═══ DATA SHOWN

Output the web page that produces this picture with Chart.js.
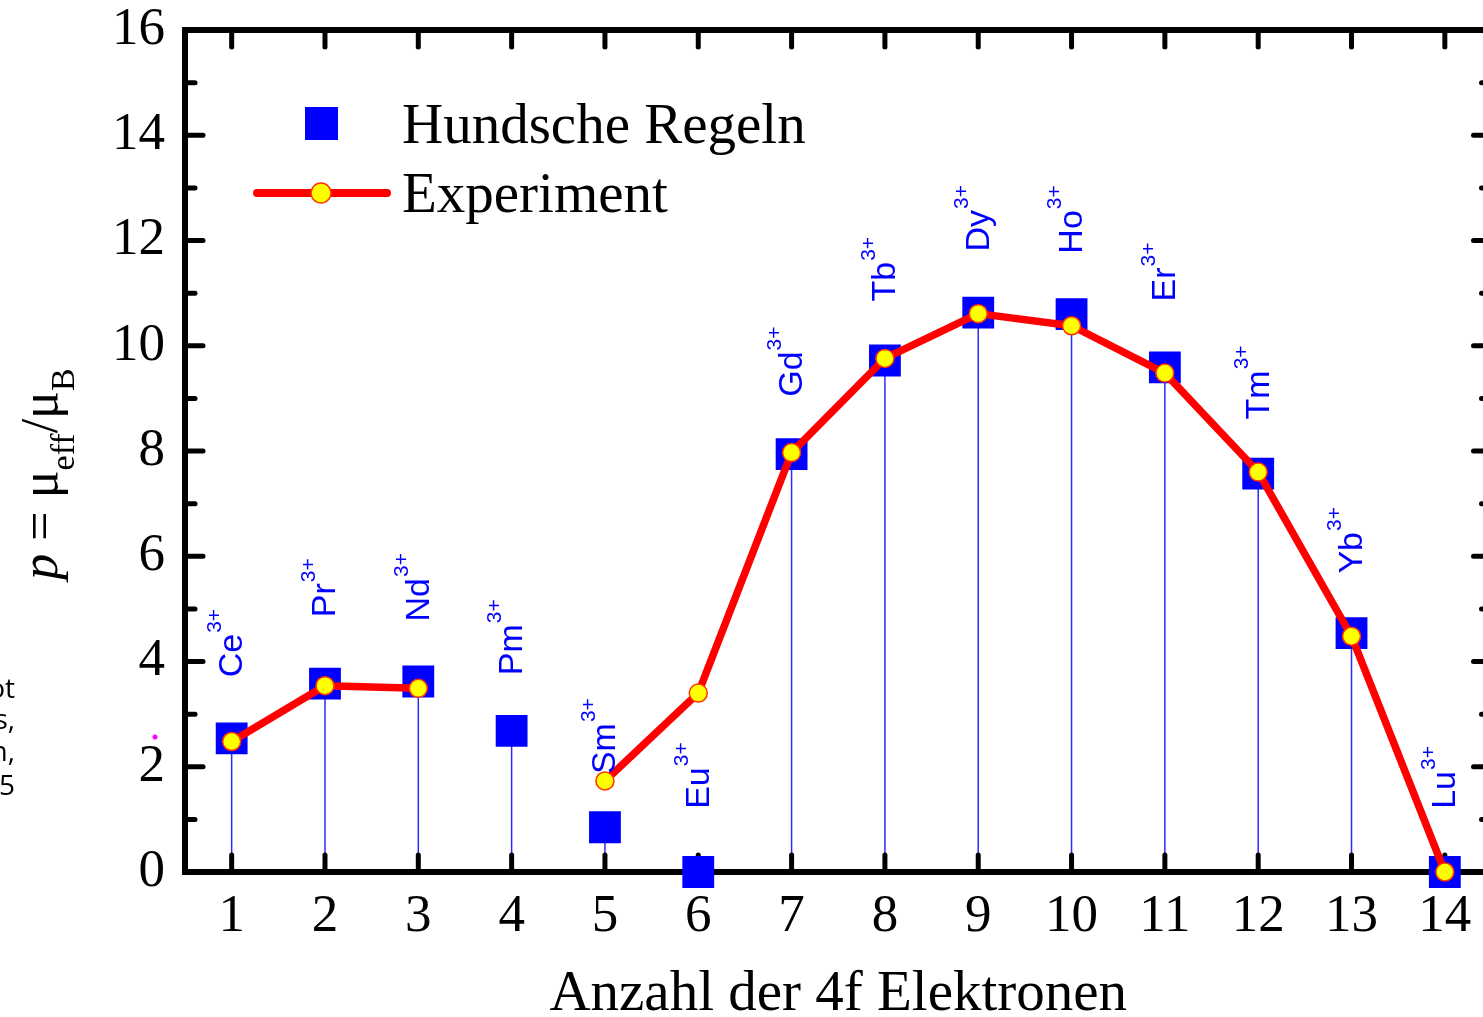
<!DOCTYPE html>
<html>
<head>
<meta charset="utf-8">
<title>Effektives magnetisches Moment der Lanthanoide</title>
<script src="https://cdn.jsdelivr.net/npm/chart.js@4.4.1/dist/chart.umd.min.js"></script>
<style>
  html, body { margin: 0; padding: 0; background: #fff; overflow: hidden; }
  #wrap { width: 1514px; height: 1017px; }
</style>
</head>
<body>
<div id="wrap"><canvas id="chart" width="1514" height="1017"></canvas></div>
<script>
// Data
const electrons = [1, 2, 3, 4, 5, 6, 7, 8, 9, 10, 11, 12, 13, 14];
const ions = ['Ce', 'Pr', 'Nd', 'Pm', 'Sm', 'Eu', 'Gd', 'Tb', 'Dy', 'Ho', 'Er', 'Tm', 'Yb', 'Lu'];
const hundValues = [2.54, 3.58, 3.62, 2.68, 0.85, 0, 7.94, 9.72, 10.63, 10.60, 9.59, 7.57, 4.54, 0];
const expValues = [2.48, 3.54, 3.49, null, 1.73, 3.40, 7.97, 9.76, 10.61, 10.38, 9.48, 7.60, 4.48, 0];
// where each ion label starts (in p units)
const ionLabelY = [3.70, 4.84, 4.76, 3.74, 1.86, 1.20, 9.03, 10.84, 11.79, 11.75, 10.84, 8.60, 5.67, 1.20];
const yTicks = [0, 2, 4, 6, 8, 10, 12, 14, 16];

const SERIF = '"Liberation Serif", "Times New Roman", serif';
const SANS = '"Liberation Sans", Arial, sans-serif';

// no automatic padding from the tick labels, the plot area is pinned by layout.padding
const noScalePadding = s => {
  s.paddingTop = 0;
  s.paddingBottom = 0;
  s.paddingLeft = 0;
  s.paddingRight = 0;
};

// Frame with inward ticks on all four sides + drop lines
const framePlugin = {
  id: 'frame',
  beforeDatasetsDraw(chart) {
    const { ctx, chartArea: a, scales: { x, y } } = chart;
    ctx.save();

    // thin drop lines from the axis to each Hund value
    ctx.strokeStyle = '#2a2aff';
    ctx.lineWidth = 1.5;
    hundValues.forEach((v, i) => {
      if (!v) return;
      const px = x.getPixelForValue(electrons[i]);
      ctx.beginPath();
      ctx.moveTo(px, y.getPixelForValue(0));
      ctx.lineTo(px, y.getPixelForValue(v));
      ctx.stroke();
    });

    ctx.strokeStyle = '#000';
    ctx.lineWidth = 6;
    ctx.strokeRect(a.left, a.top, a.right - a.left, a.bottom - a.top);

    const seg = (x1, y1, x2, y2) => {
      ctx.beginPath();
      ctx.moveTo(x1, y1);
      ctx.lineTo(x2, y2);
      ctx.stroke();
    };
    ctx.lineWidth = 5;
    ctx.lineCap = 'round';
    electrons.forEach(v => {
      const px = x.getPixelForValue(v);
      seg(px, a.bottom, px, a.bottom - 17);
      seg(px, a.top, px, a.top + 17);
    });
    for (let v = y.min; v <= y.max; v++) {
      const py = y.getPixelForValue(v);
      const len = v % 2 === 0 ? 18 : 10;
      seg(a.left, py, a.left + len, py);
      seg(a.right, py, a.right - len, py);
    }
    ctx.restore();
  },

  afterDatasetsDraw(chart) {
    const { ctx, chartArea: a, scales: { x, y } } = chart;
    ctx.save();

    // Ion labels, rotated, with superscript 3+
    ctx.fillStyle = '#0000ff';
    ctx.textAlign = 'left';
    ctx.textBaseline = 'middle';
    ions.forEach((name, i) => {
      const px = x.getPixelForValue(electrons[i]);
      const py = y.getPixelForValue(ionLabelY[i]);
      ctx.save();
      ctx.translate(px, py);
      ctx.rotate(-Math.PI / 2);
      ctx.font = '34px ' + SANS;
      ctx.fillText(name, 0, 1);
      const w = ctx.measureText(name).width;
      ctx.font = '21px ' + SANS;
      ctx.fillText('3+', w + 1, -16);
      ctx.restore();
    });

    // Legend
    ctx.fillStyle = '#0000ff';
    ctx.fillRect(305, 107, 33, 33);
    ctx.strokeStyle = '#ff0000';
    ctx.lineWidth = 8;
    ctx.lineCap = 'round';
    ctx.beginPath();
    ctx.moveTo(257, 193);
    ctx.lineTo(387, 193);
    ctx.stroke();
    ctx.beginPath();
    ctx.arc(321, 193, 10, 0, Math.PI * 2);
    ctx.fillStyle = '#ffff00';
    ctx.fill();
    ctx.lineWidth = 1.5;
    ctx.strokeStyle = '#ff3300';
    ctx.stroke();

    ctx.fillStyle = '#000';
    ctx.textBaseline = 'alphabetic';
    ctx.font = '57px ' + SERIF;
    ctx.fillText('Hundsche Regeln', 402, 143);
    ctx.fillText('Experiment', 402, 212);

    // x axis title
    ctx.textAlign = 'center';
    ctx.fillText('Anzahl der 4f Elektronen', (a.left + a.right) / 2, 1010);

    // y axis title: p = μeff/μB
    const main = '52px ' + SERIF;
    const sub = '34px ' + SERIF;
    const runs = [
      { t: 'p', f: 'italic ' + main, dy: 0 },
      { t: ' = ', f: main, dy: 0 },
      { t: 'μ', f: main, dy: 0 },
      { t: 'eff', f: sub, dy: 17 },
      { t: '/', f: main, dy: 0 },
      { t: 'μ', f: main, dy: 0 },
      { t: 'B', f: sub, dy: 17 }
    ];
    let total = 0;
    runs.forEach(r => { ctx.font = r.f; r.w = ctx.measureText(r.t).width; total += r.w; });
    ctx.save();
    ctx.translate(57, 474);
    ctx.rotate(-Math.PI / 2);
    ctx.textAlign = 'left';
    let cx = -total / 2;
    runs.forEach(r => {
      ctx.font = r.f;
      ctx.fillText(r.t, cx, r.dy);
      cx += r.w;
    });
    ctx.restore();

    // cut-off text at the left edge of the page
    ctx.font = '28px "Open Sans", sans-serif';
    ctx.textAlign = 'right';
    ctx.fillText('ot', 15, 698);
    ctx.fillText('s,', 15, 729);
    ctx.fillText('n,', 15, 761);
    ctx.fillText('5', 15, 795);
    ctx.fillStyle = '#ff00ff';
    ctx.beginPath();
    ctx.arc(155, 737, 2.5, 0, Math.PI * 2);
    ctx.fill();

    ctx.restore();
  }
};

const ctx = document.getElementById('chart').getContext('2d');
const chart = new Chart(ctx, {
  type: 'line',
  data: {
    datasets: [
      {
        label: 'Experiment',
        data: electrons.map((v, i) => ({ x: v, y: expValues[i] })),
        borderColor: '#ff0000',
        borderWidth: 7.5,
        borderJoinStyle: 'round',
        borderCapStyle: 'round',
        pointRadius: 9,
        pointBackgroundColor: '#ffff00',
        pointBorderColor: '#ff3300',
        pointBorderWidth: 1.5,
        spanGaps: false,
        tension: 0,
        clip: false
      },
      {
        label: 'Hundsche Regeln',
        data: electrons.map((v, i) => ({ x: v, y: hundValues[i] })),
        showLine: false,
        pointStyle: 'rect',
        pointRadius: 22.5,
        pointBackgroundColor: '#0000ff',
        pointBorderWidth: 0,
        clip: false
      }
    ]
  },
  options: {
    responsive: false,
    animation: false,
    events: [],
    layout: { padding: { top: 30, right: 9, left: 0, bottom: 0 } },
    plugins: {
      legend: { display: false },
      tooltip: { enabled: false }
    },
    scales: {
      x: {
        type: 'linear',
        min: 0.5,
        max: 14.5,
        afterBuildTicks: s => { s.ticks = electrons.map(v => ({ value: v })); },
        afterFit: s => { s.height = 145; noScalePadding(s); },
        grid: { display: false, drawTicks: false },
        border: { display: false },
        ticks: {
          color: '#000',
          padding: 19,
          maxRotation: 0,
          autoSkip: false,
          font: { family: SERIF, size: 53, lineHeight: 1 }
        }
      },
      y: {
        min: 0,
        max: 16,
        afterBuildTicks: s => { s.ticks = yTicks.map(v => ({ value: v })); },
        afterFit: s => { s.width = 185; noScalePadding(s); },
        grid: { display: false, drawTicks: false },
        border: { display: false },
        ticks: {
          color: '#000',
          padding: 20,
          font: { family: SERIF, size: 53, lineHeight: 1 }
        }
      }
    }
  },
  plugins: [framePlugin]
});
</script>
</body>
</html>
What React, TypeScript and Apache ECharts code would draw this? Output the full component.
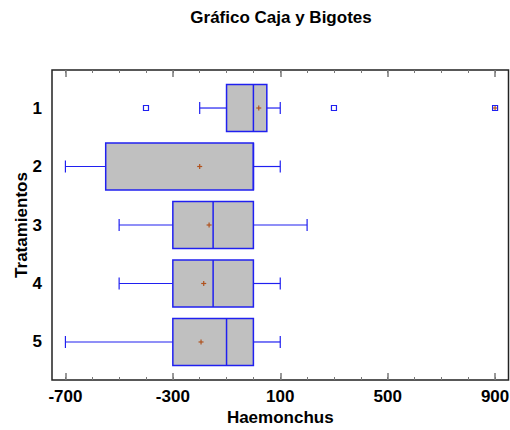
import React, { useEffect, useRef } from "react";
import * as echarts from "echarts";

const categories = [1, 2, 3, 4, 5];
const whiskerLow = [-200, -700, -500, -500, -700];
const q1 = [-100, -550, -300, -300, -300];
const median = [0, 0, -150, -150, -100];
const q3 = [50, 0, 0, 0, 0];
const whiskerHigh = [100, 100, 200, 100, 100];
const means = [20, -200, -165, -185, -195];
const outliers: [number, number][] = [[-400, 1], [300, 1]];
const farOutliers: [number, number][] = [[900, 1]];
const majorTicks = [-700, -300, 100, 500, 900];
const minorTicks = [-700, -600, -500, -400, -300, -200, -100, 0, 100, 200, 300, 400, 500, 600, 700, 800, 900];

const BLUE = "#2020f0";
const BROWN = "#b0521e";
const FONT = "Liberation Sans, Arial, sans-serif";

export default function App() {
  const ref = useRef<HTMLDivElement>(null);
  useEffect(() => {
    document.body.style.margin = "0";
    const chart = echarts.init(ref.current!, null, { renderer: "svg" });
    const boxData = categories.map((c, i) => [c, whiskerLow[i], q1[i], median[i], q3[i], whiskerHigh[i]]);
    const meanData = categories.map((c, i) => [means[i], c]);
    const xCommon = {
      type: "value",
      min: -750,
      max: 950,
      axisLine: { show: false },
      splitLine: { show: false },
      axisLabel: { show: false },
    };
    const plusItem = (cx: number, cy: number, r: number, w: number) => [
      { type: "line", shape: { x1: cx - r, y1: cy, x2: cx + r, y2: cy }, style: { stroke: BROWN, lineWidth: w } },
      { type: "line", shape: { x1: cx, y1: cy - r, x2: cx, y2: cy + r }, style: { stroke: BROWN, lineWidth: w } },
    ];
    chart.setOption({
      animation: false,
      graphic: [
        {
          type: "text",
          x: 281,
          y: 17,
          style: {
            text: "Gráfico Caja y Bigotes",
            font: `bold 17px ${FONT}`,
            fill: "#000",
            align: "center",
            verticalAlign: "middle",
          },
        },
      ],
      grid: {
        show: true,
        left: 52,
        top: 70,
        width: 456.5,
        height: 310,
        containLabel: false,
        outerBoundsMode: "none",
        borderColor: "#222",
        borderWidth: 1.5,
        backgroundColor: "transparent",
      },
      xAxis: [
        {
          ...xCommon,
          position: "bottom",
          axisTick: { show: true, inside: true, length: 7, customValues: majorTicks, lineStyle: { color: "#777", width: 1.5 } },
          axisLabel: { show: true, customValues: majorTicks, margin: 8, fontSize: 17, fontWeight: "bold", color: "#000", fontFamily: FONT },
          name: "Haemonchus",
          nameLocation: "middle",
          nameGap: 29,
          nameMoveOverlap: false,
          nameTextStyle: { fontSize: 17, fontWeight: "bold", color: "#000", fontFamily: FONT },
        },
        {
          ...xCommon,
          position: "bottom",
          axisTick: { show: true, inside: true, length: 3, customValues: minorTicks, lineStyle: { color: "#777", width: 1 } },
        },
        {
          ...xCommon,
          position: "top",
          axisTick: { show: true, inside: true, length: 7, customValues: majorTicks, lineStyle: { color: "#777", width: 1.5 } },
        },
        {
          ...xCommon,
          position: "top",
          axisTick: { show: true, inside: true, length: 3, customValues: minorTicks, lineStyle: { color: "#777", width: 1 } },
        },
      ],
      yAxis: {
        type: "value",
        inverse: true,
        min: 0.35,
        max: 5.65,
        axisLine: { show: false },
        axisTick: { show: false },
        splitLine: { show: false },
        axisLabel: { customValues: categories, margin: 10, fontSize: 17, fontWeight: "bold", color: "#000", fontFamily: FONT },
        name: "Tratamientos",
        nameLocation: "middle",
        nameRotate: 90,
        nameGap: 22,
        nameMoveOverlap: false,
        nameTextStyle: { fontSize: 17, fontWeight: "bold", color: "#000", fontFamily: FONT },
      },
      series: [
        {
          type: "custom",
          xAxisIndex: 0,
          data: boxData,
          renderItem: (params: any, api: any) => {
            const y = api.value(0);
            const [xl, cy] = api.coord([api.value(1), y]);
            const [x1] = api.coord([api.value(2), y]);
            const [xm] = api.coord([api.value(3), y]);
            const [x3] = api.coord([api.value(4), y]);
            const [xh] = api.coord([api.value(5), y]);
            const unit = api.size([0, 1])[1];
            const hb = unit * 0.4;
            const hc = 6;
            const ws = { stroke: BLUE, lineWidth: 1.2 };
            return {
              type: "group",
              children: [
                { type: "line", shape: { x1: xl, y1: cy, x2: x1, y2: cy }, style: ws },
                { type: "line", shape: { x1: x3, y1: cy, x2: xh, y2: cy }, style: ws },
                { type: "line", shape: { x1: xl, y1: cy - hc, x2: xl, y2: cy + hc }, style: ws },
                { type: "line", shape: { x1: xh, y1: cy - hc, x2: xh, y2: cy + hc }, style: ws },
                { type: "rect", shape: { x: x1, y: cy - hb, width: x3 - x1, height: 2 * hb }, style: { fill: "#c0c0c0", stroke: BLUE, lineWidth: 1.5 } },
                { type: "line", shape: { x1: xm, y1: cy - hb, x2: xm, y2: cy + hb }, style: { stroke: BLUE, lineWidth: 1.5 } },
              ],
            };
          },
        },
        {
          type: "custom",
          xAxisIndex: 0,
          data: meanData,
          renderItem: (params: any, api: any) => {
            const [cx, cy] = api.coord([api.value(0), api.value(1)]);
            return { type: "group", children: plusItem(cx, cy, 2.5, 1.2) };
          },
        },
        {
          type: "custom",
          xAxisIndex: 0,
          data: outliers,
          renderItem: (params: any, api: any) => {
            const [cx, cy] = api.coord([api.value(0), api.value(1)]);
            return { type: "rect", shape: { x: cx - 2.5, y: cy - 2.5, width: 5, height: 5 }, style: { fill: "#fff", stroke: BLUE, lineWidth: 1.2 } };
          },
        },
        {
          type: "custom",
          xAxisIndex: 0,
          data: farOutliers,
          renderItem: (params: any, api: any) => {
            const [cx, cy] = api.coord([api.value(0), api.value(1)]);
            return {
              type: "group",
              children: [
                { type: "rect", shape: { x: cx - 2.5, y: cy - 2.5, width: 5, height: 5 }, style: { fill: "#fff", stroke: BLUE, lineWidth: 1.2 } },
                ...plusItem(cx, cy, 2, 1.2),
              ],
            };
          },
        },
      ],
    });
    return () => chart.dispose();
  }, []);
  return <div ref={ref} style={{ width: 510, height: 430 }} />;
}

══════

State how many lines in the records above contain the word "Output", and give only that number.

2